An ordinary tree grows in this shape, so it's easy to see what the paths are, but the problem we have is all the leaves are in a jumble and we don't actually know which ones are close to each other!

centrally organize into a tree

if we had some sorts of top down view of the network, we could look and see which people where closest to each other, and tell them to connect. The people in far flung places would connect to people in more populous places who would connect to each other and messages would travel along those lines.

But this has a big important job that someone has to do, and who is gonna pay them to do it? We'd rather have a system where everyone can just do their thing without any one having special responsibility (because that isn't fun)
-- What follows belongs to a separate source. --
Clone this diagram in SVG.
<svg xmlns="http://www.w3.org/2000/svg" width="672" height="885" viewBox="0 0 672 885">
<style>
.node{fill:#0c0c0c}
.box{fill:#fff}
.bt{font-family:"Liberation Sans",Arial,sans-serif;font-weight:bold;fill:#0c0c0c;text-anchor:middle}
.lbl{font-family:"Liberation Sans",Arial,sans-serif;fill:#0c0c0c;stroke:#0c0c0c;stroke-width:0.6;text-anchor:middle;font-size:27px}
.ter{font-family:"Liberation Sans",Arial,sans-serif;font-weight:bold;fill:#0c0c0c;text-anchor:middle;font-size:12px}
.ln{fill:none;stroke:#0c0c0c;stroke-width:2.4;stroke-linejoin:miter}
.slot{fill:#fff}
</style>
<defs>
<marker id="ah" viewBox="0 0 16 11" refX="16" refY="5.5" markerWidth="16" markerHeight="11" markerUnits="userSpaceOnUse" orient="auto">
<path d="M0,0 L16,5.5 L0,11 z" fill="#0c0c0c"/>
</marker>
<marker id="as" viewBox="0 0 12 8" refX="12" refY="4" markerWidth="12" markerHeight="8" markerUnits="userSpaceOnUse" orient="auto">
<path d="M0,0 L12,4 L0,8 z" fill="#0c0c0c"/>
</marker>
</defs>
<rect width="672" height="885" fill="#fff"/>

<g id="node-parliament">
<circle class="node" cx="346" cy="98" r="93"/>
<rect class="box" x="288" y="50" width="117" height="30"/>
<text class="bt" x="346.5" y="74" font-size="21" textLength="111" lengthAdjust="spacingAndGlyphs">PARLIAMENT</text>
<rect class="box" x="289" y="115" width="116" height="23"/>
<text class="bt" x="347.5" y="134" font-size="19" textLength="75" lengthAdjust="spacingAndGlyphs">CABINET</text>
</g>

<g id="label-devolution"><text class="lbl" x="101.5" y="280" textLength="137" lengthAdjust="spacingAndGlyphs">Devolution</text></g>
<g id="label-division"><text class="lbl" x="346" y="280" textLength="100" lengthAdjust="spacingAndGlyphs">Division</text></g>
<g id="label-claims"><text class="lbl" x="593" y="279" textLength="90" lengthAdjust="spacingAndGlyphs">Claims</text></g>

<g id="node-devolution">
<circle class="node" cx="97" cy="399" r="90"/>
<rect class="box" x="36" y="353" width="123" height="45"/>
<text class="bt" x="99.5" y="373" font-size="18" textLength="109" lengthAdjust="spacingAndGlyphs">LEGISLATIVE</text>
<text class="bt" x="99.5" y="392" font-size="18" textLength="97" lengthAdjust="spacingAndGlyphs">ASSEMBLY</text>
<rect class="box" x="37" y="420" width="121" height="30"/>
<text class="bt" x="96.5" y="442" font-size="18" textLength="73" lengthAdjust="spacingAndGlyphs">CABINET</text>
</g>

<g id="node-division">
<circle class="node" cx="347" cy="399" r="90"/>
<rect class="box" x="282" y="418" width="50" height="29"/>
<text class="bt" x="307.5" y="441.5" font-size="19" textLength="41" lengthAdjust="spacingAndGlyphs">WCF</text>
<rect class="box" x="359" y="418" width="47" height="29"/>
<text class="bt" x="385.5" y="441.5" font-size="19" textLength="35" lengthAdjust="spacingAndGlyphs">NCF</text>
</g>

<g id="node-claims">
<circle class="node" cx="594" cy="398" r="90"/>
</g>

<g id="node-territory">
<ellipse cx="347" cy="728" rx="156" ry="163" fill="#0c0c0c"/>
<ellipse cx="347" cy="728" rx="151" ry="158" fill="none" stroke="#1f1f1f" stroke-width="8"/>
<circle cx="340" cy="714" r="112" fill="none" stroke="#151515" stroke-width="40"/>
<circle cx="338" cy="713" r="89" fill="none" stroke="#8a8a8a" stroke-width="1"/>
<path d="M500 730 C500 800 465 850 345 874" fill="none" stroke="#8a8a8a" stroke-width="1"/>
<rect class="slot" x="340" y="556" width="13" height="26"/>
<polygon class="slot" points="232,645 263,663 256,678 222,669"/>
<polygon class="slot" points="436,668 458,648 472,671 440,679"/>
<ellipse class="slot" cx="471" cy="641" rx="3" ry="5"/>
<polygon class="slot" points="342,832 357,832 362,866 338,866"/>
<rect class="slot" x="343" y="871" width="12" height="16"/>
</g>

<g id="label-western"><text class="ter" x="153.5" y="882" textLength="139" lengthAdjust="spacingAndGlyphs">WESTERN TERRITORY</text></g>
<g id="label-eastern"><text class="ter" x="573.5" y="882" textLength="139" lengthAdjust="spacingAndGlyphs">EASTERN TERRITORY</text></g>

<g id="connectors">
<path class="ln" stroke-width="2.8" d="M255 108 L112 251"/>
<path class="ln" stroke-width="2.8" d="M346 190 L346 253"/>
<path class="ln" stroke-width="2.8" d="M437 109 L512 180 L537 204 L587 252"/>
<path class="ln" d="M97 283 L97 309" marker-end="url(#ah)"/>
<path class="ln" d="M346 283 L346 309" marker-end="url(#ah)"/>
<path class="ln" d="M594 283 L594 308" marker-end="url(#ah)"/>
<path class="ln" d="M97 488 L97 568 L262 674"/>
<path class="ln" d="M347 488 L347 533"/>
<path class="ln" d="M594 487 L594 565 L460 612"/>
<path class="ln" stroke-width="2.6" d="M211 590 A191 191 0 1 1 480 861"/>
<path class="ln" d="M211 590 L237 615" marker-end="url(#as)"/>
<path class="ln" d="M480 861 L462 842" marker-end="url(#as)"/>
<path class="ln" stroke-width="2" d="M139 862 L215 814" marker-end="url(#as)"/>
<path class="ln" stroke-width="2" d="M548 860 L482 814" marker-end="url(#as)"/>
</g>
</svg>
decentrally organize into a tree

what if there was a way that people could just figure out on their own who is the closest? well, actually there is! When you send someone a message, you can measure how long it takes them to send a message back! this is equivalent to how close you are together! So, lets say we connect to random people like in the 2nd method - but then if we receive another message that we already know, we deactivate that connection. (since if we already know that message, we must have a faster path to the source along another path)

So, the first time we build the network, it will have lots of extra connections, but the ones we don't need will get switched off. If we sometimes add new connections to other random people We'll eventually end up with the best network, the same as the top down network, but without having to have anyone at the top!

So, once the network has "warmed up" it only needs to send 100 messages to make sure everyone gets everything, but no one person needs to send more than a couple of messages.


okay, this story really needs pictures. also glosses over some aspects, but it's the basic gist of it.